Mais il s’explique aussi par l’insuffisance des politiques menées par l’ANC. Les services publics et éducatifs disponibles dans les zones les plus défavorisées demeurent d’une qualité médiocre. Aucune réforme foncière ambitieuse n’a été menée, dans un pays où les noirs se sont vus retirés le droit de posséder la terre et ont été parqués dans des réserves et des townships depuis le « Natives Land Act » de 1913 jusqu’en 1990. Le patrimoine foncier, immobilier et financier demeure largement aux mains de l’élite blanche, de même que les ressources minières et naturelles. Les timides mesures de « Black Economic Empowerement » (BEE), visant à obliger les actionnaires blancs à céder une fraction de leurs actions à des noirs, sur la base de transaction volontaire aux prix du marché, n’ont bénéficié qu’à une infime minorité de noirs qui avait déjà les moyens – ou les réseaux politiques – pour se porter acquéreurs.

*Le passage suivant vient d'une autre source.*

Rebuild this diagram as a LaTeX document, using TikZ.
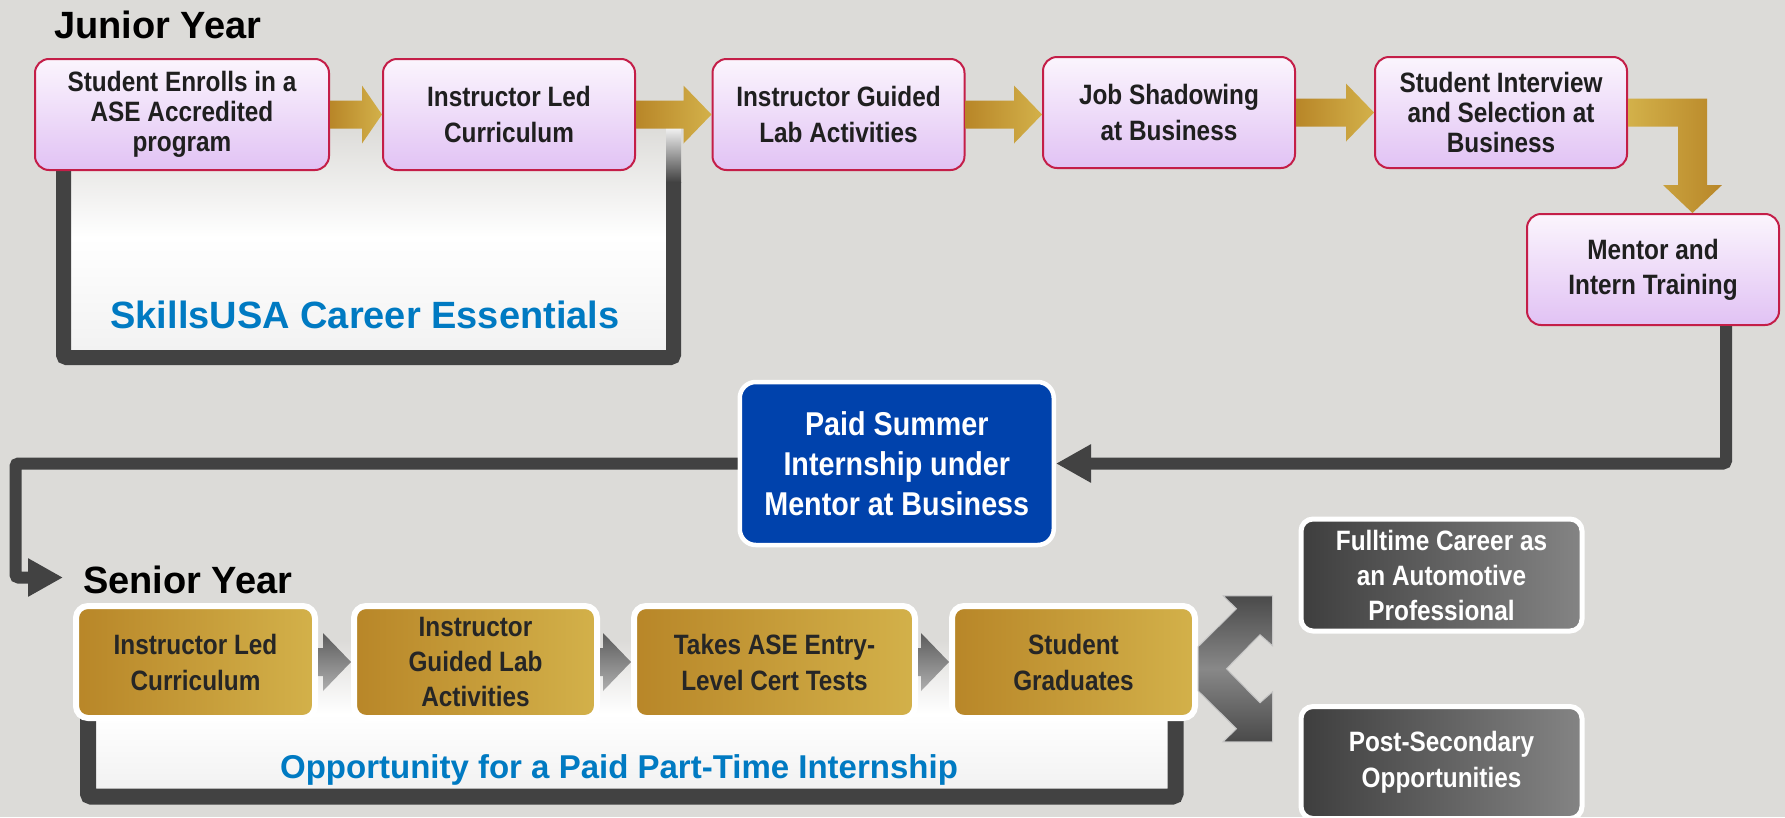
\documentclass[tikz,border=0pt]{standalone}
\usepackage{fontspec}
\setmainfont{Liberation Sans}
\newfontfamily\boxfont{Liberation Sans}[FakeStretch=0.87]
\usetikzlibrary{calc, arrows.meta}

\definecolor{bgcol}{RGB}{220,219,216}
\definecolor{linegray}{RGB}{66,66,66}
\definecolor{golddark}{RGB}{184,134,40}
\definecolor{goldlight}{RGB}{211,177,74}
\definecolor{lilactop}{RGB}{251,245,253}
\definecolor{lilacbot}{RGB}{225,194,244}
\definecolor{crimson}{RGB}{196,30,72}
\definecolor{paidblue}{RGB}{0,66,172}
\definecolor{capblue}{RGB}{0,122,194}
\definecolor{slatedark}{RGB}{62,62,62}
\definecolor{slatelight}{RGB}{132,132,132}
\definecolor{paneltail}{RGB}{242,242,242}
\definecolor{stagedark}{RGB}{92,92,92}
\definecolor{stagelight}{RGB}{175,175,175}
\definecolor{forkdark}{RGB}{74,74,74}
\definecolor{forklight}{RGB}{136,136,136}

\newcommand\boxsize[2]{\boxfont\bfseries\fontsize{#1}{#2}\selectfont}
\newcommand\capsize[1]{\bfseries\fontsize{#1}{#1}\selectfont}

% gold block arrow between two nodes, #3 = head length
\newcommand\goldarrow[3]{%
  \shade[left color=golddark, right color=goldlight]
    let \p1=(#1.east), \p2=(#2.west) in
    (\x1,{\y1+14pt}) -- ({\x2-#3},{\y1+14pt}) -- ({\x2-#3},{\y1+29pt}) -- (\x2,\y1)
    -- ({\x2-#3},{\y1-29pt}) -- ({\x2-#3},{\y1-14pt}) -- (\x1,{\y1-14pt}) -- cycle;}
% grey block arrow between senior boxes
\newcommand\stagearrow[2]{%
  \shade[top color=stagedark, bottom color=stagelight]
    let \p1=(#1.east), \p2=(#2.west) in
    (\x1,{\y1+14pt}) -- ({\x2-28pt},{\y1+14pt}) -- ({\x2-28pt},{\y1+29pt}) -- (\x2,\y1)
    -- ({\x2-28pt},{\y1-29pt}) -- ({\x2-28pt},{\y1-14pt}) -- (\x1,{\y1-14pt}) -- cycle;}

\tikzset{
  jbox/.style={rounded corners=14pt, draw=crimson, line width=2pt,
    top color=lilactop, bottom color=lilacbot,
    minimum width=252pt, minimum height=111pt, inner sep=0pt,
    align=center, text=black!88, font=\boxsize{28}{36}},
  sbox/.style={rounded corners=12pt, draw=white, line width=6pt,
    left color=golddark, right color=goldlight,
    minimum width=239pt, minimum height=112pt, inner sep=0pt,
    align=center, text=black!85, font=\boxsize{28}{36}},
  obox/.style={rounded corners=12pt, draw=white, line width=5pt,
    left color=slatedark, right color=slatelight,
    minimum width=281pt, minimum height=112pt, inner sep=0pt,
    align=center, text=white, font=\boxsize{28}{36}},
  paidbox/.style={rounded corners=16pt, draw=white, line width=4.5pt,
    fill=paidblue, minimum width=314pt, minimum height=163pt, inner sep=0pt,
    align=center, text=white, font=\boxsize{33}{40}},
  yearlabel/.style={anchor=base west, inner sep=0pt, font=\capsize{38}},
  bandlabel/.style={anchor=base, inner sep=0pt, text=capblue, font=\capsize{38}},
  loopline/.style={draw=linegray, line width=15pt, rounded corners=3pt},
  feedline/.style={draw=linegray, line width=12pt, rounded corners=3pt,
    -{Triangle[length=35pt,width=36pt]}}
}

\begin{document}
\begin{tikzpicture}[x=1pt, y=-1pt]
  \useasboundingbox (0,0) rectangle (1785,817);
  \fill[bgcol] (0,0) rectangle (1785,817);

  % white bands behind the rows
  \shade[top color=bgcol, bottom color=paneltail, middle color=white] (71,125) rectangle (666,350);
  \draw[loopline] (63.5,165) |- (673.5,357.5) -- (673.5,182);
  \shade[top color=paneltail, bottom color=linegray] (666,128) rectangle (681,182);
  \shade[top color=bgcol, bottom color=paneltail, middle color=white] (96,640) rectangle (1168,788);
  \draw[loopline, line width=16pt] (88,712) |- (1175.5,796.5) -- (1175.5,712);

  % junior year
  \node[yearlabel] (junior) at (54,38) {Junior Year};
  \node[jbox, minimum width=294pt, font=\boxsize{28}{30}] (enroll) at (182,114.5) {Student Enrolls in a\\ASE Accredited\\program};
  \node[jbox] (led) at (509,114.5) {Instructor Led\\Curriculum};
  \node[jbox] (guided) at (838.5,114.5) {Instructor Guided\\Lab Activities};
  \node[jbox] (shadow) at (1169,112.5) {Job Shadowing\\at Business};
  \node[jbox, font=\boxsize{28}{30}] (interview) at (1501,112.5) {Student Interview\\and Selection at\\Business};
  \node[jbox, font=\boxsize{28}{35}] (mentor) at (1653,269.5) {Mentor and\\Intern Training};
  \node[bandlabel] (essentials) at (365,328) {SkillsUSA Career Essentials};

  % summer
  \node[paidbox] (paid) at (896.75,463.5) {Paid Summer\\Internship under\\Mentor at Business};

  % senior year
  \node[yearlabel] (senior) at (83,593) {Senior Year};
  \node[sbox] (sled) at (195.5,662) {Instructor Led\\Curriculum};
  \node[sbox, minimum width=243pt, font=\boxsize{28}{35}] (sguided) at (475.5,662) {Instructor\\Guided Lab\\Activities};
  \node[sbox, minimum width=281pt] (cert) at (774.5,662) {Takes ASE Entry-\\Level Cert Tests};
  \node[sbox, minimum width=243pt] (grad) at (1073.5,662) {Student\\Graduates};
  \node[bandlabel, font=\capsize{33}] (parttime) at (619,778) {Opportunity for a Paid Part-Time Internship};

  % outcomes
  \node[obox, font=\boxsize{28}{35}] (career) at (1441.5,575) {Fulltime Career as\\an Automotive\\Professional};
  \node[obox] (postsec) at (1441.5,762.5) {Post-Secondary\\Opportunities};

  % gold arrows, junior row
  \goldarrow{enroll}{led}{20pt}
  \goldarrow{led}{guided}{28pt}
  \goldarrow{guided}{shadow}{28pt}
  \goldarrow{shadow}{interview}{28pt}
  \shade[left color=goldlight, right color=golddark]
    let \p1=(interview.east), \p2=([xshift=39.5pt]mentor.north) in
    (\x1,{\y1+14pt}) -- ({\x2+14.5pt},{\y1+14pt}) -- ({\x2+14.5pt},{\y2+28pt})
    -- ({\x2+29.5pt},{\y2+28pt}) -- (\x2,\y2) -- ({\x2-29.5pt},{\y2+28pt})
    -- ({\x2-14.5pt},{\y2+28pt}) -- ({\x2-14.5pt},{\y1-14pt}) -- (\x1,{\y1-14pt}) -- cycle;

  % grey arrows, senior row
  \stagearrow{sled}{sguided}
  \stagearrow{sguided}{cert}
  \stagearrow{cert}{grad}

  % split towards the two outcomes
  \coordinate (fork) at ($(grad.east |- career.south)!0.5!(grad.east |- postsec.north)$);
  \begin{scope}[shift={(fork)}]
    \path[top color=forkdark, bottom color=forkdark, middle color=forklight,
          draw=white!55!gray, line width=1pt]
      (0,-22) -- (38.5,-60) -- (25,-73) -- (74.5,-73) -- (74.5,-23) -- (62,-34)
      -- (28.5,0) -- (62,34) -- (74.5,23) -- (74.5,73) -- (25,73) -- (38.5,60)
      -- (0,22) -- cycle;
  \end{scope}

  % dark feedback lines
  \coordinate (bend) at (15.5,577.5);
  \coordinate (senin) at (63,577.5);
  \draw[feedline] ([xshift=73pt]mentor.south) |- (paid.east);
  \draw[feedline] (paid.west) -| (bend) -- (senin);
\end{tikzpicture}
\end{document}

Résultat prévisible : l’ANC est de plus en plus contestée sur sa gauche par le parti des « Economic Freedom Fighters » (EFF), qui proposent une série de mesures radicales : éducation et sécurité sociale pour tous, redistribution des terres, nationalisation des ressources minières. La minorité blanche (14% de la population en 1990, à peine 9% aujourd’hui) s’affole : la semaine dernière, une députée blanche, sorte de Morano locale, réclamait le retour du dernier président de l’Apartheid.

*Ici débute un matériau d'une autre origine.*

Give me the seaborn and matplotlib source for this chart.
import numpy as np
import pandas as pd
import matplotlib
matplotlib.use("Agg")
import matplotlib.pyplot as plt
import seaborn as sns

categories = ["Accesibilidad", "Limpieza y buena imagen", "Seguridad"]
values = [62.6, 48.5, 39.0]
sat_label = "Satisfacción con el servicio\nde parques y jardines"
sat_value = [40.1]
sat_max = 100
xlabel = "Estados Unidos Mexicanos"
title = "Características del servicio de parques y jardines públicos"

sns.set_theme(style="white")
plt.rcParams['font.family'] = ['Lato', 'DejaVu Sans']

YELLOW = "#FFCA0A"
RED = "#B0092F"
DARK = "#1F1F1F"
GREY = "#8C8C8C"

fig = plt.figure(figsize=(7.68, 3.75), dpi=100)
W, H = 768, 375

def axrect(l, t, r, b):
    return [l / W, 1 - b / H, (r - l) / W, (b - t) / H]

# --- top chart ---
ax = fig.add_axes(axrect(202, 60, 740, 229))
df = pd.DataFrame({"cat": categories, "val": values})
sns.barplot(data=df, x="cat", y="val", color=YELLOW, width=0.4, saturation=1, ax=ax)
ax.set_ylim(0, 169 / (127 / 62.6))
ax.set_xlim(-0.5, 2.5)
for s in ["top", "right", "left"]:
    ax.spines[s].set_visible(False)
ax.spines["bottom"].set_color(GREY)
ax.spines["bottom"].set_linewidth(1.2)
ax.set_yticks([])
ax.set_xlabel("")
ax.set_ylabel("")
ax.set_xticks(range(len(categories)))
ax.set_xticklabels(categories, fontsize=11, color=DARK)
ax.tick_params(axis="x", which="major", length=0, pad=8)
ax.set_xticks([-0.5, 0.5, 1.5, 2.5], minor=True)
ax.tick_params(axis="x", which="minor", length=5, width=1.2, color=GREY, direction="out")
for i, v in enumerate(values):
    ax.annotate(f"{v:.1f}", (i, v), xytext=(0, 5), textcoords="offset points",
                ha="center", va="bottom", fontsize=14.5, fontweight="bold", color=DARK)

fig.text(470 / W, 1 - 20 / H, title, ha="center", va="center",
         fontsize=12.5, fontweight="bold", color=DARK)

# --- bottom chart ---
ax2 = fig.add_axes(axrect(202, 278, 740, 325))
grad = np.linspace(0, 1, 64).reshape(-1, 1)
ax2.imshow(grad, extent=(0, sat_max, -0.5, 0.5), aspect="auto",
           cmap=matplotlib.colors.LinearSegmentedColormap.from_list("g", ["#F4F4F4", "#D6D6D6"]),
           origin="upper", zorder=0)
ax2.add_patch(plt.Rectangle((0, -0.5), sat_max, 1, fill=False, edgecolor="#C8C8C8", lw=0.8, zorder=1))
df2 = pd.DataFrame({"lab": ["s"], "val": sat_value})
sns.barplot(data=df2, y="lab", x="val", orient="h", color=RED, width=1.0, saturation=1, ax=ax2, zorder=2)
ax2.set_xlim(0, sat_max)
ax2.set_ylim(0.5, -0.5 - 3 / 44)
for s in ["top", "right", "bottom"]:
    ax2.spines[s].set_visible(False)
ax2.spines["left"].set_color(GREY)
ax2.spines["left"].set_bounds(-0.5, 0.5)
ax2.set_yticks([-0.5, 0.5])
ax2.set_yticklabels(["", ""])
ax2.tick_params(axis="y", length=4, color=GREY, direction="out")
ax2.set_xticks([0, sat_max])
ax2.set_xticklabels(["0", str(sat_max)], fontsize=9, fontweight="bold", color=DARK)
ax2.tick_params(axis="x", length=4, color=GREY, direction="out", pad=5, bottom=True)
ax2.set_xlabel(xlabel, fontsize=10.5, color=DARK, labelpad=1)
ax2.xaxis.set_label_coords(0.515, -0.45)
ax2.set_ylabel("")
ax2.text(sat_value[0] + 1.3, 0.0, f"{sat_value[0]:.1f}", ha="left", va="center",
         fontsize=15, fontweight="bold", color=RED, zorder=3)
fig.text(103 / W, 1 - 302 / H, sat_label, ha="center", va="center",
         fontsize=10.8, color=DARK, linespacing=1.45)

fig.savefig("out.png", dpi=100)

Pour reprendre la main, l’ANC pourrait mettre en place dès 2016 un salaire minimum national et utiliser cet outil pour réduire les inégalités, à l’image du Brésil sous Lula. Certains imaginent également la mise en place d’un impôt progressif sur le capital, permettant de redistribuer graduellement le pouvoir économique. Déjà envisagé entre 1994 et 1999, le projet avait finalement été abandonné par l’ANC. Selon l’ancien président MBeki, la police et l’armée, encore dirigées à ce moment par des blancs, ne l’auraient pas permis.

Une chose de sûre : qu’il s’agisse de nationalisation minière, ou simplement de tout projet visant à mettre à contribution les sociétés multinationales et les détenteurs de patrimoines de façon plus significative qu’aujourd’hui, l’Afrique du Sud aurait bien besoin de la coopération des pays riches, et non plus de notre hypocrisie. L’élite financière sud-africaine le répète à loisir : dans les années 1980, nous étions obligés de négocier, mais aujourd’hui nous pouvons facilement transférer nos fonds à l’étranger et dans des paradis fiscaux.

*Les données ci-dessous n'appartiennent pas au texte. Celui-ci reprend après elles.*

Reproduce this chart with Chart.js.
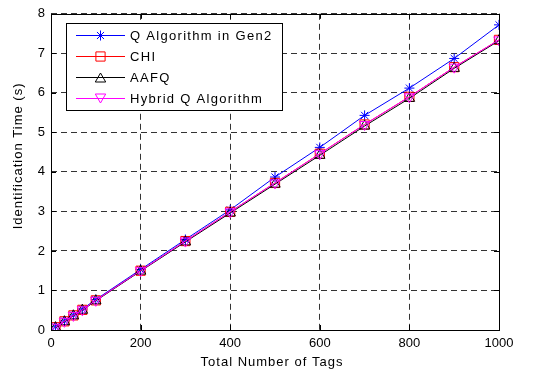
<!DOCTYPE html>
<html>
<head>
<meta charset="utf-8">
<script src="https://cdn.jsdelivr.net/npm/chart.js@4/dist/chart.umd.min.js"></script>
<style>
html,body{margin:0;padding:0;background:#fff;}
#wrap{width:540px;height:374px;position:relative;}
</style>
</head>
<body>
<div id="wrap"><canvas id="c" width="540" height="374"></canvas></div>
<script>
const tagCounts = [10, 30, 50, 70, 100, 200, 300, 400, 500, 600, 700, 800, 900, 1000];
const qGen2 =   [0.08, 0.23, 0.38, 0.53, 0.77, 1.53, 2.29, 3.04, 3.87, 4.62, 5.43, 6.12, 6.87, 7.72];
const chi =     [0.07, 0.22, 0.37, 0.51, 0.75, 1.50, 2.25, 2.99, 3.72, 4.46, 5.20, 5.90, 6.65, 7.34];
const aafq =    [0.06, 0.21, 0.36, 0.50, 0.74, 1.49, 2.23, 2.96, 3.69, 4.42, 5.16, 5.86, 6.62, 7.32];
const hybridQ = [0.07, 0.22, 0.37, 0.51, 0.75, 1.50, 2.25, 2.99, 3.72, 4.46, 5.20, 5.90, 6.65, 7.34];
const seriesNames = ['Q Algorithm in Gen2', 'CHI', 'AAFQ', 'Hybrid Q Algorithm'];
const xTicks = [0, 200, 400, 600, 800, 1000];
const yTicks = [0, 1, 2, 3, 4, 5, 6, 7, 8];
const xTitle = 'Total Number of Tags';
const yTitle = 'Identification Time (s)';

const FONT = "'Liberation Sans', Arial, Helvetica, sans-serif";

function pts(vals){ return tagCounts.map((x,i)=>({x:x,y:vals[i]})); }

const styles = [
  {color:'#0000ff', pointStyle:'star', radius:5, rotation:0},
  {color:'#ff0000', pointStyle:'rect', radius:6.5, rotation:0},
  {color:'#000000', pointStyle:'triangle', radius:6, rotation:0},
  {color:'#ff00ff', pointStyle:'triangle', radius:6, rotation:180}
];
const seriesVals = [qGen2, chi, aafq, hybridQ];

const datasets = seriesVals.map((v,i)=>({
  label: seriesNames[i],
  data: pts(v),
  borderColor: styles[i].color,
  backgroundColor: 'rgba(0,0,0,0)',
  borderWidth: 1,
  pointStyle: styles[i].pointStyle,
  pointRadius: styles[i].radius,
  pointRotation: styles[i].rotation,
  pointBorderColor: styles[i].color,
  pointBackgroundColor: 'rgba(0,0,0,0)',
  pointBorderWidth: 1,
  tension: 0,
  fill: false,
  order: 3 - i
}));

function drawMarker(ctx, style, x, y){
  const r = style.radius;
  ctx.save();
  ctx.strokeStyle = style.color;
  ctx.lineWidth = 1;
  ctx.beginPath();
  if (style.pointStyle === 'star'){
    ctx.moveTo(x - r, y); ctx.lineTo(x + r, y);
    ctx.moveTo(x, y - r); ctx.lineTo(x, y + r);
    const d = r * Math.SQRT1_2;
    ctx.moveTo(x - d, y - d); ctx.lineTo(x + d, y + d);
    ctx.moveTo(x - d, y + d); ctx.lineTo(x + d, y - d);
  } else if (style.pointStyle === 'rect'){
    const s = r * Math.SQRT1_2;
    ctx.rect(x - s, y - s, 2*s, 2*s);
  } else if (style.pointStyle === 'triangle'){
    const rot = style.rotation * Math.PI / 180;
    for (let k=0;k<3;k++){
      const a = rot - Math.PI/2 + k * 2*Math.PI/3;
      const px = x + Math.cos(a) * r, py = y + Math.sin(a) * r + (style.rotation? -r*0.25 : r*0.25);
      if (k===0) ctx.moveTo(px,py); else ctx.lineTo(px,py);
    }
    ctx.closePath();
  }
  ctx.stroke();
  ctx.restore();
}

const framePlugin = {
  id: 'frame',
  beforeDatasetsDraw(chart){
    const {ctx, chartArea: a, scales} = chart;
    ctx.save();
    ctx.strokeStyle = '#000';
    ctx.lineWidth = 1;
    const tl = 5;
    ctx.beginPath();
    xTicks.forEach(t=>{
      const px = Math.round(scales.x.getPixelForValue(t)) + 0.5;
      ctx.moveTo(px, a.bottom); ctx.lineTo(px, a.bottom - tl);
      ctx.moveTo(px, a.top); ctx.lineTo(px, a.top + tl);
    });
    yTicks.forEach(t=>{
      const py = Math.round(scales.y.getPixelForValue(t)) + 0.5;
      ctx.moveTo(a.left, py); ctx.lineTo(a.left + tl, py);
      ctx.moveTo(a.right, py); ctx.lineTo(a.right - tl, py);
    });
    ctx.stroke();
    ctx.restore();
  },
  afterDraw(chart){
    const {ctx, chartArea: a} = chart;
    ctx.save();
    ctx.strokeStyle = '#000';
    ctx.lineWidth = 1;
    ctx.strokeRect(Math.round(a.left)+0.5, Math.round(a.top)+0.5, Math.round(a.right-a.left), Math.round(a.bottom-a.top));
    // axis titles
    ctx.fillStyle = '#000';
    ctx.font = '13px ' + FONT;
    ctx.textBaseline = 'middle';
    ctx.textAlign = 'center';
    try { ctx.letterSpacing = '1px'; } catch(e) {}
    ctx.fillText(xTitle, (a.left + a.right) / 2 - 3, 362);
    ctx.save();
    ctx.translate(18.5, (a.top + a.bottom) / 2 - 16);
    ctx.rotate(-Math.PI / 2);
    ctx.fillText(yTitle, 0, 0);
    ctx.restore();
    // legend
    const bx = 66.5, by = 23.5, bw = 216, bh = 87;
    ctx.fillStyle = '#fff';
    ctx.fillRect(bx, by, bw, bh);
    ctx.strokeRect(bx, by, bw, bh);
    const rows = [35, 56, 77, 98];
    try { ctx.letterSpacing = '1.3px'; } catch(e) {}
    ctx.textAlign = 'left';
    seriesNames.forEach((n,i)=>{
      const y = rows[i] + 0.5;
      ctx.strokeStyle = styles[i].color;
      ctx.beginPath();
      ctx.moveTo(76, y); ctx.lineTo(125, y);
      ctx.stroke();
      drawMarker(ctx, styles[i], 100.5, y);
      ctx.fillStyle = '#000';
      ctx.fillText(n, 130, rows[i] + 1);
    });
    try { ctx.letterSpacing = '0px'; } catch(e) {}
    ctx.restore();
  }
};

new Chart(document.getElementById('c'), {
  type: 'line',
  data: { datasets: datasets },
  options: {
    responsive: false,
    animation: false,
    devicePixelRatio: 1,
    layout: { padding: { top: 12, right: 41, left: 0, bottom: 0 } },
    plugins: { legend: { display: false }, tooltip: { enabled: false } },
    scales: {
      x: {
        type: 'linear', min: 0, max: 1000,
        afterFit(s){ s.height = 44; },
        afterBuildTicks(s){ s.ticks = xTicks.map(v=>({value:v})); },
        ticks: { color: '#000', padding: 6, font: { family: FONT, size: 13 }, maxRotation: 0, callback: v => String(v) },
        grid: { color: '#333', lineWidth: 1, drawTicks: false },
        border: { display: false, dash: [6, 4] },
        title: { display: false }
      },
      y: {
        type: 'linear', min: 0, max: 8,
        afterFit(s){ s.width = 51; },
        afterBuildTicks(s){ s.ticks = yTicks.map(v=>({value:v})); },
        ticks: { color: '#000', padding: 6, font: { family: FONT, size: 13 }, callback: v => String(v) },
        grid: { color: '#333', lineWidth: 1, drawTicks: false },
        border: { display: false, dash: [6, 4] },
        title: { display: false }
      }
    }
  },
  plugins: [framePlugin]
});
</script>
</body>
</html>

De fait, l’opacité financière internationale est un véritable fléau pour l’Afrique : on estime qu’entre 30% et 50% des actifs financiers du continent sont détenus dans des paradis fiscaux (contre 10% pour l’Europe).

Pour peu que l’Europe et les Etats-Unis le décident, par exemple dans le cadre du traité transatlantique en préparation, il serait pourtant techniquement facile de mettre en place un véritable registre mondial des titres financiers. Comme l’explique Gabriel Zucman dans « La richesse cachée des nations » (Le seuil, 2014, dont la traduction sort actuellement aux Etats-Unis), il suffirait que les autorités publiques unifient et prennent le contrôle des dépositaires privés qui jouent actuellement ce rôle (Clearstream et Eurostream en Europe, Depository Trust Corporation aux Etats-Unis).

L’Afrique n’a pas besoin d’aide ; elle a simplement besoin d’un système légal international qui lui évite d’être pillée en permanence.